= Input for this task =
══════════════════════════════

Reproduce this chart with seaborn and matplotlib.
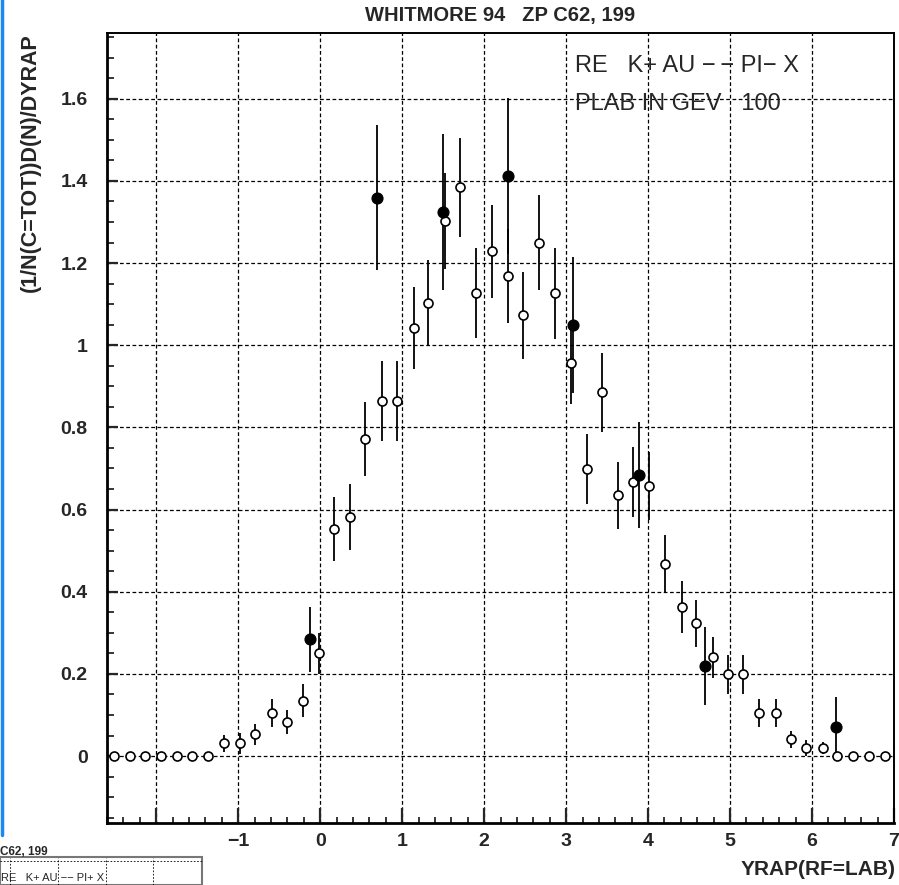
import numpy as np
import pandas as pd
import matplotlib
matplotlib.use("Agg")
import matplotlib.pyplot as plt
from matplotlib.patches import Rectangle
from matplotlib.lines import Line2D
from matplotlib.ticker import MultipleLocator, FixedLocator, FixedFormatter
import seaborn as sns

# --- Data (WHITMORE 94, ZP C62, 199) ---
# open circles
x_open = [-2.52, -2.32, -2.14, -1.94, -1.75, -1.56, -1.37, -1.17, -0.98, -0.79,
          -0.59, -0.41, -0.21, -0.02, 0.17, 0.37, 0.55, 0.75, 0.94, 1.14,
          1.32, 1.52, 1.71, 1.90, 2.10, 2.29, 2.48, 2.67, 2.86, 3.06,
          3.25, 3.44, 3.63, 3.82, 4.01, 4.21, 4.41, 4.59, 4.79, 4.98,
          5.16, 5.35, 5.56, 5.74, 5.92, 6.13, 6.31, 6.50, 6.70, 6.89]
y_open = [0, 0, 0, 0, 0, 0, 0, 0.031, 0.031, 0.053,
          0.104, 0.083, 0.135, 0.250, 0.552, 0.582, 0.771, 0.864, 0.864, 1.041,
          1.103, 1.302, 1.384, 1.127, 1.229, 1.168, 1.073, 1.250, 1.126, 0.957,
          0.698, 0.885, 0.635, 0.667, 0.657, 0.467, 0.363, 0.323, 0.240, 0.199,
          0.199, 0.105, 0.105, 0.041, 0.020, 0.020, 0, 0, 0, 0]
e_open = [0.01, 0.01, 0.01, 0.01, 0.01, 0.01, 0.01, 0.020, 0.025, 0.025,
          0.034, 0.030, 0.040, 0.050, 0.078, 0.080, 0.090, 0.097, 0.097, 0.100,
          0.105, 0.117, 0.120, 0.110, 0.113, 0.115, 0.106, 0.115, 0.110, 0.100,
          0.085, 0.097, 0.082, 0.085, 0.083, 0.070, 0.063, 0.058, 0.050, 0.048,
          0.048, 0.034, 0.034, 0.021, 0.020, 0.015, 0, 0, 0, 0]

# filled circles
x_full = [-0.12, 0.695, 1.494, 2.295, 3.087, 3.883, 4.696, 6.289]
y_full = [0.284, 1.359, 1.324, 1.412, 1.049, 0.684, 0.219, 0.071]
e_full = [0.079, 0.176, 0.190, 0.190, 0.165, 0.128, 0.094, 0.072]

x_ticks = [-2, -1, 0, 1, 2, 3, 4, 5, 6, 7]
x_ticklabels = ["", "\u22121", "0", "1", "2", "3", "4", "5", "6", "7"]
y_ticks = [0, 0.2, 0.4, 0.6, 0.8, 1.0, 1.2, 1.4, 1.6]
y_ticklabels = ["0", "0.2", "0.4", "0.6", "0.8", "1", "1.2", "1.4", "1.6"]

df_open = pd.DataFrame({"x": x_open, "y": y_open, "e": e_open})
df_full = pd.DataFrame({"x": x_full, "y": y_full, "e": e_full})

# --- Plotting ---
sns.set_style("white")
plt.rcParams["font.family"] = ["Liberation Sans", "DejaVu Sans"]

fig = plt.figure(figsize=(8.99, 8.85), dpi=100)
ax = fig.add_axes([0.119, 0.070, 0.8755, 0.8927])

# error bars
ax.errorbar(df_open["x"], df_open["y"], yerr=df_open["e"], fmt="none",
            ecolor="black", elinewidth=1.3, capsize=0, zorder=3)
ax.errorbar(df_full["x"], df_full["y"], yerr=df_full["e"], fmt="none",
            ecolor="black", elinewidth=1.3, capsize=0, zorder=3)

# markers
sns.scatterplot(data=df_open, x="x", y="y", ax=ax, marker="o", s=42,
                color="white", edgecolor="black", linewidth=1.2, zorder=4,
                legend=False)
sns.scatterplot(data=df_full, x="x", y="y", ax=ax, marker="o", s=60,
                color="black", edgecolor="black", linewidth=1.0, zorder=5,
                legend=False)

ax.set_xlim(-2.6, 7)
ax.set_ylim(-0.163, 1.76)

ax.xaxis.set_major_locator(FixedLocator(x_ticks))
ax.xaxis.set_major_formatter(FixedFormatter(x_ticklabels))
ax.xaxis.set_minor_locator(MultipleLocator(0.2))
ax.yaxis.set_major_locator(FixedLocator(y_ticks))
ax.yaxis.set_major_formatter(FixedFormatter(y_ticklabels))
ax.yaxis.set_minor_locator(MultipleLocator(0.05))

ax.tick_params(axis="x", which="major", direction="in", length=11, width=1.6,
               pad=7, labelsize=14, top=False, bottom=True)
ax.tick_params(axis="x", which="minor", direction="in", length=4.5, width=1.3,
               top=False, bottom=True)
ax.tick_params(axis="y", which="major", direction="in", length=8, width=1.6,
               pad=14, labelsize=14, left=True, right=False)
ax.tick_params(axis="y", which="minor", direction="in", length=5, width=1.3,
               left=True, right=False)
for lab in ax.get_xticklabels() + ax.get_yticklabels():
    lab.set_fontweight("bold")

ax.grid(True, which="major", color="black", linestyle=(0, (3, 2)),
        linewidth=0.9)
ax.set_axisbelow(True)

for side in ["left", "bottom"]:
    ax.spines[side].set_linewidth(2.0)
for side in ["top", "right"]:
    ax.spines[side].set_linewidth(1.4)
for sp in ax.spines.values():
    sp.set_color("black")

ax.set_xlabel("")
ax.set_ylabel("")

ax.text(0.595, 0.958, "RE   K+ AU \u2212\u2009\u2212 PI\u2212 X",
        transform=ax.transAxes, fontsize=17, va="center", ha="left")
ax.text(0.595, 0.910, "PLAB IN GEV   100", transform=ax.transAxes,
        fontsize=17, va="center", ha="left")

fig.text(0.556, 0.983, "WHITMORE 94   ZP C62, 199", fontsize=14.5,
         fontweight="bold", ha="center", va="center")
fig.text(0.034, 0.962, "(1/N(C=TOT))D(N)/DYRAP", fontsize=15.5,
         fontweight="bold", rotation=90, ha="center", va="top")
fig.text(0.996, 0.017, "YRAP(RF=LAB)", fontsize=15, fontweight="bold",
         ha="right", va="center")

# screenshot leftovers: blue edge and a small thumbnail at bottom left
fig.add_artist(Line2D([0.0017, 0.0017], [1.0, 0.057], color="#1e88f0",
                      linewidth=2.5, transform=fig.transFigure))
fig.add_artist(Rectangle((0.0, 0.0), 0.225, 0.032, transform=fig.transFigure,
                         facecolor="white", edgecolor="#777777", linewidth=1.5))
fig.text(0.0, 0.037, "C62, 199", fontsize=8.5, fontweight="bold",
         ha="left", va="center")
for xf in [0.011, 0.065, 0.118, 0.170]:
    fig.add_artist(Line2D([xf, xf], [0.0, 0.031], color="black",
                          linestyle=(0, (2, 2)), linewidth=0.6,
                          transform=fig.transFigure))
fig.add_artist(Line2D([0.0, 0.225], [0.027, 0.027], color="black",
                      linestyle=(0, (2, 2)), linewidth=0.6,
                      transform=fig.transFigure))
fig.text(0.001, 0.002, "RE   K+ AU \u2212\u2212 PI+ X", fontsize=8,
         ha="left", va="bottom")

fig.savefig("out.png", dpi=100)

══════════════════════════════

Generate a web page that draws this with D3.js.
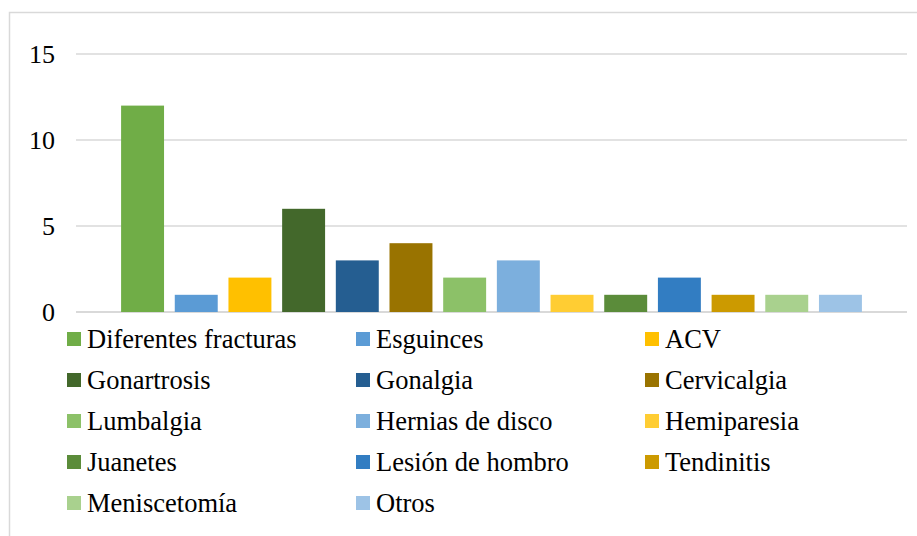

══════════════════════════════

= What is asked =
Leave out every picture, then retype exactly the lines from the one containing "Reproduce this chart" through the one containing "import seaborn as sns".

= Reply =
Reproduce this chart with seaborn and matplotlib.
import numpy as np
import pandas as pd
import matplotlib
matplotlib.use("Agg")
import matplotlib.pyplot as plt
from matplotlib.patches import Rectangle
from matplotlib.lines import Line2D
from matplotlib.ticker import MultipleLocator, FixedLocator, FixedFormatter
import seaborn as sns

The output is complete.